When she was growing up in elite gymnastics and going through the USA Gymnastics system, Wieber said, it was a culture where "the gymnasts don't have the voice, it's up to the coaches. And I sometimes describe it as we're just kind of like robots that do what we're told."
Biles' ability to make her own decision to withdraw is representative to many of a culture that is slowly but surely changing, especially after the reckoning the sport has faced for abusive practices in the five years since the last Olympics.
This is the first Olympics since USA Gymnastics was torn up over the public revelation of team doctor Larry Nassar's sexual abuse of scores of young athletes -- and questions remain over who knew what in the organization, and when. Since then, a handful of gymnastics coaches have been dropped, suspended and charged with various types of abuse.
Also since then, after gymnasts' pressure, USAG closed the infamous Karolyi ranch, a training facility where many gymnasts say they were abused by Nassar. This is the first Olympics in three decades without the influence of Bela or Martha Karolyi, who arguably developed the U.S. program to its recent dominance but did it with a fierce strictness many gymnasts have condemned. They have also been involved in lawsuits alleging their complicity in Nassar's abuse. They have always maintained their innocence.
"(Biles') decision demonstrates that we have a say in our own health—'a say' I NEVER felt I had as an Olympian," 1996 U.S. Olympian Dominique Moceanu tweeted Wednesday morning, recounting how at 14 she competed in the Olympic floor final minutes after falling on her head on beam.
Dominique Dawes told "Good Morning America" she had actually quit during the 2000 Olympic trials, saying, "I was done after prelims because it was too much on me emotionally. However, I was not able to make that decision. It was very much a controlled atmosphere."
Dawes went on to compete in the 2000 Olympics, her third.
Rachael Denhollander, a former gymnast and the first to publicly accuse Nassar of abuse, wrote in a series of tweets that Biles' decision was an example of "the change we've worked so hard for" after "gymnasts were raised in a system that not only didn't care about the damage to their bodies and minds but that twisted reality for them."
"Hopefully," Wieber said, "we're shifting away from the culture of prioritizing medals and money and the success of the athletes over the health of the athlete," which is something she's been working on herself as head coach for the University of Arkansas. She said she sees Biles as a "pioneer" and that makes her "really proud."
Moceanu, who won gold as part of the U.S. team in Atlanta, told ABC News in a written comment that Biles was "finding new ways to be heroic," saying she was "actually very proud of Simone."
"What she did was actually very brave and is a positive sign for the future of the sport," Moceanu wrote.
Biles has said she remained in the sport in part to be a leader and continue to push to change the culture.
Nastia Liukin, who won gold in the individual all-around for the U.S. at the 2008 Olympics, wrote on Instagram about Biles, "Thank you for creating a safer space for current and future athletes to unequivocally be themselves."

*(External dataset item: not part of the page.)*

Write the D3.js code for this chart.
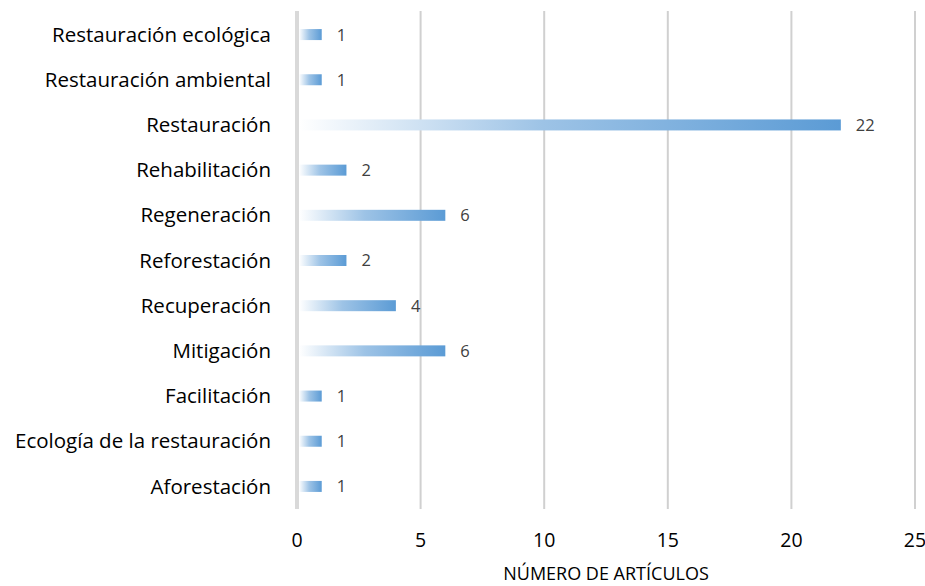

"I think gymnastics has had no choice over the past couple of years than to change," said Wieber, who won team Olympic gold in 2012. "And a lot of coaches are being pushed to look at, you know, what their own coaching style is and look at how it is affecting their athletes long term and make some adjustments."
But there's still a ways to go both culturally and in examining what USAG did or didn't do about abuse by Nassar and others, added Wieber, who was abused by Nassar and coached by John Geddert, who killed himself earlier this year after being charged with human trafficking and sexual assault.
Noting that no one knows what Biles, who was also abused by Nassar, is going through at the Olympics but herself, Wieber said of competing for USAG, "I can take some guesses and imagine that it's probably difficult to represent an organization like USA Gymnastics for her, an organization that has failed her so many times and failed a lot of us."
She continued, "I'm just making assumptions here, but I can imagine that it, it adds to the weight of what she carries with her every day of having to represent that organization."